女性では腹囲基準値を90cmとしても80cmとしてもメタボリックシンドロームは心血管疾患発症の有意なリスクになったが、心血管疾患の発症は腹囲80-90cmの女性に集中しており(57%)、基準値を90cmに設定すると多くの高リスクの女性を見逃すことが、久山町研究で明らかになった。

5.肥満をメタボリック症候群の必須条件とすると心血管疾患リスクの高い多くの人を無視することになる。
Okamuraらは国保10年コホルト研究で、BMI 25未満で心血管危険因子を有する人の費やす医療費は総医療費の16.5%だったのに対し、BMI 25以上で心血管危険因子を有する人の費やす医療費は総医療費の7.1%であり、BMI 25以上で2つ以上の心血管危険因子を有する人の費やす医療費は総医療費の2.9%だったと報告した。
したがって、肥満をメタボリック症候群の必須条件とすることは、予防医学的にも医療経済学的にも不適切であると考えられる。

 (⇒メタボ健診は、もはや医療費削減という当初の目的も失っている)
6.メタボリック症候群の診断は困難である。
日本人のための暫定的な5つの診断基準について、その一致度を検討した研究では、2つの異なる診断基準で一致してメタボリック症候群と診断される割合は、男性で19-60%(均41%)、女性で31-89%(均51%)あり、すべての診断基準で一致する割合は、男性で15%、女性で21%だったと報告されている。

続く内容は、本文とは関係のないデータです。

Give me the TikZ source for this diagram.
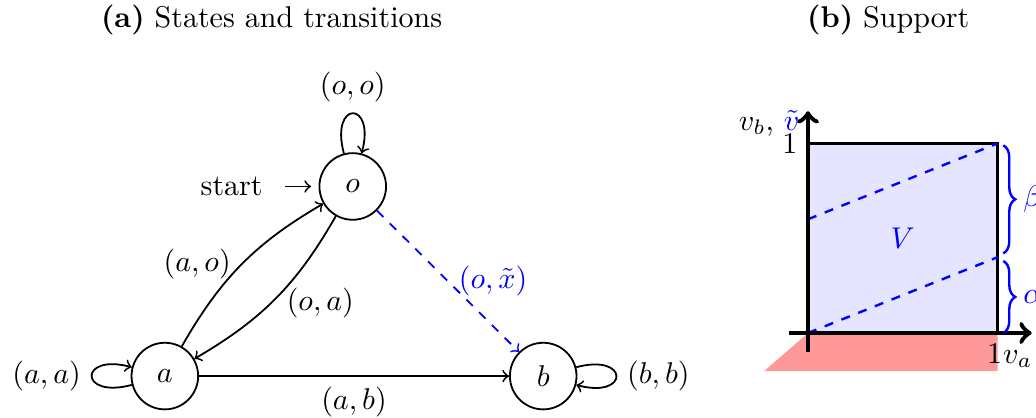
\documentclass[tikz,border=0pt]{standalone}
\usepackage{amsmath,amssymb}
\usepackage{xcolor}
\usetikzlibrary{positioning,decorations.pathreplacing}

\begin{document}
\begin{tikzpicture}[state/.style={circle, draw, semithick, minimum size=0.78cm, inner sep=0pt},
                    every loop/.style={looseness=8}]
        \useasboundingbox (0,0) rectangle (12.13,4.883);
        % Titles
        \node (ttla) at (3.18,4.65) {\textbf{(a)} States and transitions};
        \node (ttlb) at (10.40,4.65) {\textbf{(b)} Support};
        % Nodes
        \node[state] (o) at (4.13,2.70) {$o$};
        \node[state] (a) at (1.93,0.48) {$a$};
        \node[state] (b) at (6.36,0.48) {$b$};
        \node (start) [left=0.53cm of o] {start};
        \draw[->, semithick, shorten <=4pt, shorten >=2.5pt] (start) -- (o);
        % Self-loops
        \path[->, semithick] (o) edge[loop above] node[above] {$(o,o)$} (o);
        \path[->, semithick] (a) edge[loop left] node[left] {$(a,a)$} (a);
        \path[->, semithick] (b) edge[loop right] node[right] {$(b,b)$} (b);
        % Edges
        \draw[->, semithick] (a) to[bend left=15] node[left] {$(a,o)$} (o);
        \draw[->, semithick] (o) to[bend left=15] node[below right, yshift=7pt] {$(o,a)$} (a);
        \draw[->, semithick] (a) -- node[below] {$(a,b)$} (b);
        \draw[->, semithick, blue, dashed] (o) -- node[right] {$(o,\tilde{x})$} (b);
        % Support
        \begin{scope}[shift={(9.46,0.984)}, x=2.22cm, y=2.22cm]
            \fill[red!40] (0,0) -- (1,0) -- (1,-0.2) -- (-0.23,-0.2) -- cycle;
            \draw[very thick, fill=blue!10] (0,0) rectangle (1,1);
            \draw[blue, thick, dashed] (0,0) -- (1,0.4);
            \draw[blue, thick, dashed] (0,0.6) -- (1,1);
            \node[blue] (vset) at (0.5,0.5) {$V$};
            \draw[->, ultra thick] (-0.1,0) -- (1.18,0) node[below left, inner sep=0pt, xshift=1pt, yshift=-5pt] {$v_a$};
            \draw[->, ultra thick] (0,-0.1) -- (0,1.17) node[left, inner sep=2pt, yshift=-4pt] {$v_b$, $\color{blue}\tilde{v}$};
            \node[left] (one1) at (0,1) {1};
            \node[below, xshift=-1pt] (one2) at (1,0) {1};
            % Braces
            \draw[blue, thick, decorate, decoration={brace, amplitude=4pt}]
                (1.03,0.38) -- (1.03,0) node[midway, right=3pt] {$\alpha$};
            \draw[blue, thick, decorate, decoration={brace, amplitude=4pt}]
                (1.03,0.99) -- (1.03,0.42) node[midway, right=3pt] {$\beta$};
        \end{scope}
    \end{tikzpicture}
\end{document}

 (⇒特定健診では、本当の意味でのメタボリックシンドロームを検出していない)
7.日本の診断基準はメタボリック症候群の国際比較研究の障害となる。
 (⇒世界と比較できないまさにガラパゴス、研究対象にさえならない)
8.内臓脂肪面積の臨床的有用性が確立していないにもかかわらず、メタボリック症候群診断基準検討委員会が、CT等による内臓脂肪面積の測定を研究目的以外で奨励したことは倫理的に問題と考えられる。
 (⇒エビデンスのない内臓脂肪の測定のため、CT被爆を推奨するのか?)

特定健診(メタボ健診)は、医療費削減の名のもと、莫大な利益を享受する団体の圧力に影響された形で始まったものであり、あと5年もたてば意味なかったことがはっきりするだろう。